Stored data entries
◆ ◆ ◆ ◆ ◆ ◆ ◆

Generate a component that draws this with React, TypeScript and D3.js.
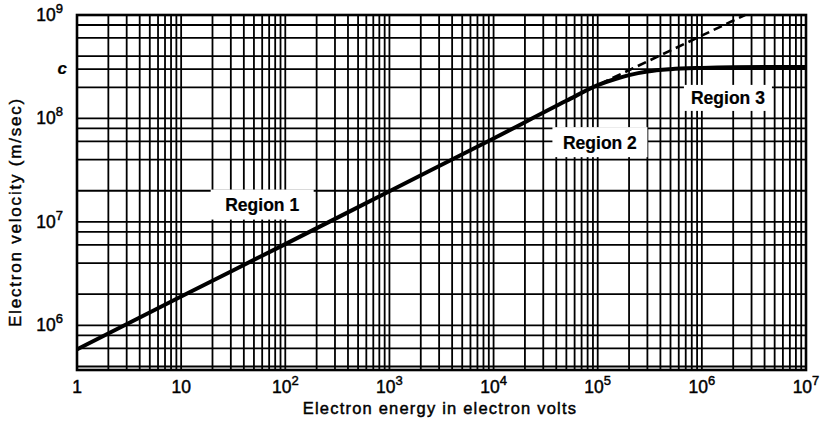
import React from "react";
import * as d3 from "d3";

// ---- data ----
const solidEnergy = [1, 10, 100, 1e3, 1e4, 5e4, 1e5, 1.5e5, 2e5, 3e5, 5e5, 1e6, 2e6, 5e6, 1e7];
const solidVelocity = [5.85e5, 1.9e6, 6.1e6, 1.98e7, 6.4e7, 1.48e8, 2.1e8, 2.42e8, 2.62e8, 2.84e8, 2.99e8, 3.08e8, 3.13e8, 3.15e8, 3.15e8];
const dashedEnergy = [1.05e5, 2.6e6];
const dashedVelocity = [2.15e8, 1e9];

const xTickExponents = [0, 1, 2, 3, 4, 5, 6, 7];
const yTickExponents = [6, 7, 8, 9];
const xGridMultipliers = [1, 2, 3, 4, 5, 6, 7, 8, 9];
const yGridMultipliers = [1, 2, 4, 6, 8];
const cVelocity = 3e8;

const regionLabels = ["Region 1", "Region 2", "Region 3"];
const regionEnergy = [60, 1.05e5, 1.78e6];
const regionVelocity = [1.47e7, 5.9e7, 1.58e8];

const xTitle = "Electron energy in electron volts";
const yTitle = "Electron velocity (m/sec)";

// ---- layout ----
const W = 826;
const H = 423;
const left = 77;
const right = 806;
const top = 15;
const bottom = 370;
const FONT = "'Liberation Sans', Arial, Helvetica, sans-serif";

export default function App() {
  const x = d3.scaleLog().domain([1, 1e7]).range([left, right]);
  const y = d3.scaleLog().domain([3.7e5, 1e9]).range([bottom, top]);

  const xGrid: number[] = [];
  for (let e = 0; e < 7; e++) for (const m of xGridMultipliers) xGrid.push(m * Math.pow(10, e));
  const yGrid: number[] = [];
  for (let e = 5; e < 9; e++)
    for (const m of yGridMultipliers) {
      const v = m * Math.pow(10, e);
      if (v >= 3.7e5 && v < 1e9) yGrid.push(v);
    }
  yGrid.push(cVelocity);

  const line = d3
    .line<[number, number]>()
    .x((d) => x(d[0]))
    .y((d) => y(d[1]))
    .curve(d3.curveMonotoneX);

  const solid = line(solidEnergy.map((e, i) => [e, solidVelocity[i]] as [number, number]));
  const dashed = line(dashedEnergy.map((e, i) => [e, dashedVelocity[i]] as [number, number]));

  const boxW = [103, 95, 88];
  const boxH = [30, 30, 26];

  const textProps = {
    fontFamily: FONT,
    fill: "#000",
    stroke: "#000",
    strokeWidth: 0.45,
  };

  return (
    <svg width={W} height={H} style={{ position: "absolute", left: 0, top: 0, background: "#fff" }}>
      <rect x={0} y={0} width={W} height={H} fill="#fff" />
      {xGrid.map((v, i) => (
        <line key={"xg" + i} x1={x(v)} x2={x(v)} y1={top} y2={bottom} stroke="#000" strokeWidth={v === 1 ? 0 : 1.8} />
      ))}
      {yGrid.map((v, i) => (
        <line key={"yg" + i} x1={left} x2={right} y1={y(v)} y2={y(v)} stroke="#000" strokeWidth={1.8} />
      ))}
      <rect x={left} y={top} width={right - left} height={bottom - top} fill="none" stroke="#000" strokeWidth={2.6} />

      {regionLabels.map((t, i) => {
        const cx = x(regionEnergy[i]);
        const cy = y(regionVelocity[i]);
        return (
          <g key={t}>
            <rect x={cx - boxW[i] / 2} y={cy - boxH[i] / 2} width={boxW[i]} height={boxH[i]} fill="#fff" />
            <text x={cx} y={cy + 6.5} textAnchor="middle" {...textProps} fontWeight={700} strokeWidth={0.2} fontSize={17.5}>
              {t}
            </text>
          </g>
        );
      })}

      <path d={dashed || ""} fill="none" stroke="#000" strokeWidth={2.6} strokeDasharray="9 5" />
      <path d={solid || ""} fill="none" stroke="#000" strokeWidth={4} strokeLinejoin="round" />

      {xTickExponents.map((e) => {
        const cx = x(Math.pow(10, e));
        if (e <= 1)
          return (
            <text key={"xt" + e} x={cx} y={393} textAnchor="middle" {...textProps} fontSize={17.5}>
              {e === 0 ? "1" : "10"}
            </text>
          );
        return (
          <text key={"xt" + e} x={cx} y={393} textAnchor="middle" {...textProps} fontSize={17.5}>
            10
            <tspan dy={-8} fontSize={13}>
              {String(e)}
            </tspan>
          </text>
        );
      })}

      {yTickExponents.map((e) => {
        const cy = y(Math.pow(10, e));
        return (
          <text key={"yt" + e} x={63} y={cy + 6} textAnchor="end" {...textProps} fontSize={17.5}>
            10
            <tspan dy={-8} fontSize={13}>
              {String(e)}
            </tspan>
          </text>
        );
      })}
      <text x={67} y={y(cVelocity) + 5} textAnchor="end" {...textProps} fontStyle="italic" fontWeight={700} strokeWidth={0.2} fontSize={17}>
        c
      </text>

      <text x={440} y={414} textAnchor="middle" {...textProps} fontSize={16.5} letterSpacing={1.2}>
        {xTitle}
      </text>
      <text transform={`translate(21, 212) rotate(-90)`} textAnchor="middle" {...textProps} fontSize={17} letterSpacing={1.8}>
        {yTitle}
      </text>
    </svg>
  );
}
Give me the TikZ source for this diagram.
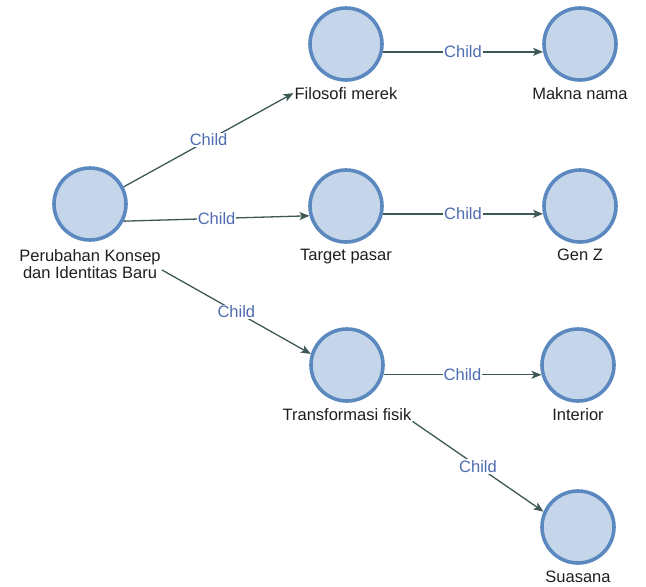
\documentclass[tikz,border=0pt]{standalone}
\usepackage{fontspec}
\setmainfont{Liberation Sans}
\usetikzlibrary{arrows.meta}
\definecolor{nodefill}{HTML}{C6D6EA}
\definecolor{nodeline}{HTML}{5B88BF}
\definecolor{edgeline}{HTML}{3E5858}
\definecolor{edgetext}{HTML}{4E6CB0}
\definecolor{labeltext}{HTML}{1E1E1E}
\tikzset{
  topic/.style={circle, draw=nodeline, fill=nodefill, line width=3.6pt, minimum size=72pt, inner sep=0pt},
  caption/.style={anchor=base, text=labeltext, inner sep=1pt, font=\fontsize{16.5}{17}\selectfont},
  link/.style={draw=edgeline, line width=1.3pt, -{Stealth[length=10pt,width=8pt,inset=2.5pt]}},
  rel/.style={fill=white, text=edgetext, inner sep=1pt, font=\fontsize{16.5}{17}\selectfont}
}
\begin{document}
\begin{tikzpicture}[x=1pt,y=-1pt]
  \useasboundingbox (0,0) rectangle (646,587);

  % topics
  \node[topic] (root) at (90,204) {};
  \node[topic] (filo) at (346,44) {};
  \node[topic] (makna) at (580,44) {};
  \node[topic] (target) at (346,206) {};
  \node[topic] (genz) at (580,206) {};
  \node[topic] (tf) at (347,365) {};
  \node[topic] (interior) at (578,365) {};
  \node[topic] (sua) at (578,527) {};

  % captions (the two-line caption sits on the baseline of its last line)
  \node[caption, align=center] (lroot) at (90,278) {Perubahan Konsep\\dan Identitas Baru};
  \node[caption] (lfilo) at (346,99) {Filosofi merek};
  \node[caption] (lmakna) at (580,99) {Makna nama};
  \node[caption] (ltarget) at (346,260) {Target pasar};
  \node[caption] (lgenz) at (580,260) {Gen Z};
  \node[caption] (ltf) at (347,420) {Transformasi fisik};
  \node[caption] (linterior) at (578,420) {Interior};
  \node[caption] (lsua) at (578,582) {Suasana};

  % connectors
  \draw[link] (root.27) -- node[rel] {Child} (lfilo.west);
  \draw[link] (root.-27) -- node[rel] {Child} (target.195);
  \draw[link] (lroot.-5) -- node[rel] {Child} (tf.163);
  \draw[link] (filo.-12) -- node[rel] {Child} (makna.192);
  \draw[link] (target.-12) -- node[rel] {Child} (genz.192);
  \draw[link] (tf.-15) -- node[rel] {Child} (interior.195);
  \draw[link] (ltf.south east) -- node[rel] {Child} (sua.156);
\end{tikzpicture}
\end{document}
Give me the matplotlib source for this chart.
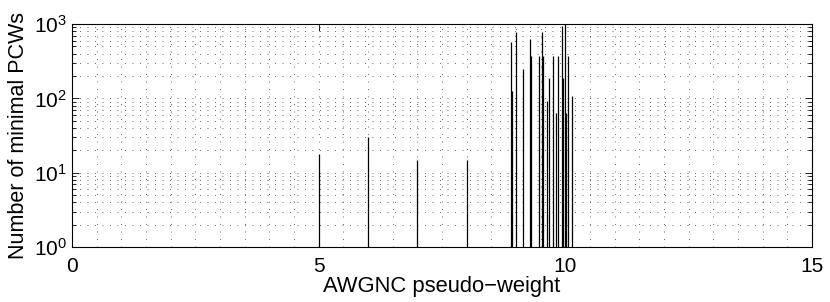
import matplotlib
matplotlib.use('Agg')
import matplotlib.pyplot as plt
from matplotlib.ticker import MultipleLocator, LogLocator

plt.rcParams['font.family'] = ['Liberation Sans', 'DejaVu Sans']
plt.rcParams['mathtext.fontset'] = 'custom'
plt.rcParams['mathtext.rm'] = 'Liberation Sans'

# pseudo-weights and number of minimal PCWs
pseudo_weights = [5.0, 6.0, 7.0, 8.0,
                  8.89, 8.91, 9.00, 9.14, 9.29, 9.31, 9.47, 9.53, 9.55,
                  9.63, 9.67, 9.75, 9.81, 9.85, 9.94, 9.96, 9.99, 10.01,
                  10.05, 10.14]
pcw_counts = [18, 30, 15, 15,
              570, 125, 780, 250, 630, 370, 370, 780, 370,
              91, 186, 370, 63, 370, 940, 186, 1050, 63,
              370, 107]

fig = plt.figure(figsize=(8.3, 3.02), dpi=100)
ax = fig.add_axes([0.0867, 0.182, 0.8916, 0.7385])

ax.vlines(pseudo_weights, 1, pcw_counts, colors='black', linewidth=0.9)

ax.set_yscale('log')
ax.set_xlim(0, 15)
ax.set_ylim(1, 1000)
ax.xaxis.set_major_locator(MultipleLocator(5))
ax.xaxis.set_minor_locator(MultipleLocator(0.5))
ax.yaxis.set_major_locator(LogLocator(base=10))
ax.yaxis.set_minor_locator(LogLocator(base=10, subs=range(2, 10)))

dots = (0, (1.4, 9.4))
ax.grid(True, which='both', axis='both', color='black', linewidth=0.5,
        linestyle=dots, alpha=0.8)

ax.tick_params(axis='both', which='both', direction='in', top=True, right=True,
               labelsize=15, width=0.6)
ax.tick_params(axis='both', which='major', length=5)
ax.tick_params(axis='y', which='minor', length=3)
ax.tick_params(axis='x', which='minor', length=0)
ax.tick_params(axis='x', pad=7)

for s in ax.spines.values():
    s.set_linewidth(0.8)

ax.set_xlabel('AWGNC pseudo\u2212weight', fontsize=15.8, labelpad=0)
ax.set_ylabel('Number of minimal PCWs', fontsize=15.5, labelpad=4)

fig.savefig('out.png', dpi=100)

◆ ◆ ◆ ◆ ◆ ◆ ◆

◆ **SHORT PROBLEM**
Skip the pictures and repeat, word for word, the lines from the one containing "Give me the TikZ source for this diagram." to the one containing "(lsua) at (578,582)", keeping both of those lines.

◆ **OUTPUT BELOW**
Give me the TikZ source for this diagram.
\documentclass[tikz,border=0pt]{standalone}
\usepackage{fontspec}
\setmainfont{Liberation Sans}
\usetikzlibrary{arrows.meta}
\definecolor{nodefill}{HTML}{C6D6EA}
\definecolor{nodeline}{HTML}{5B88BF}
\definecolor{edgeline}{HTML}{3E5858}
\definecolor{edgetext}{HTML}{4E6CB0}
\definecolor{labeltext}{HTML}{1E1E1E}
\tikzset{
  topic/.style={circle, draw=nodeline, fill=nodefill, line width=3.6pt, minimum size=72pt, inner sep=0pt},
  caption/.style={anchor=base, text=labeltext, inner sep=1pt, font=\fontsize{16.5}{17}\selectfont},
  link/.style={draw=edgeline, line width=1.3pt, -{Stealth[length=10pt,width=8pt,inset=2.5pt]}},
  rel/.style={fill=white, text=edgetext, inner sep=1pt, font=\fontsize{16.5}{17}\selectfont}
}
\begin{document}
\begin{tikzpicture}[x=1pt,y=-1pt]
  \useasboundingbox (0,0) rectangle (646,587);

  % topics
  \node[topic] (root) at (90,204) {};
  \node[topic] (filo) at (346,44) {};
  \node[topic] (makna) at (580,44) {};
  \node[topic] (target) at (346,206) {};
  \node[topic] (genz) at (580,206) {};
  \node[topic] (tf) at (347,365) {};
  \node[topic] (interior) at (578,365) {};
  \node[topic] (sua) at (578,527) {};

  % captions (the two-line caption sits on the baseline of its last line)
  \node[caption, align=center] (lroot) at (90,278) {Perubahan Konsep\\dan Identitas Baru};
  \node[caption] (lfilo) at (346,99) {Filosofi merek};
  \node[caption] (lmakna) at (580,99) {Makna nama};
  \node[caption] (ltarget) at (346,260) {Target pasar};
  \node[caption] (lgenz) at (580,260) {Gen Z};
  \node[caption] (ltf) at (347,420) {Transformasi fisik};
  \node[caption] (linterior) at (578,420) {Interior};
  \node[caption] (lsua) at (578,582) {Suasana};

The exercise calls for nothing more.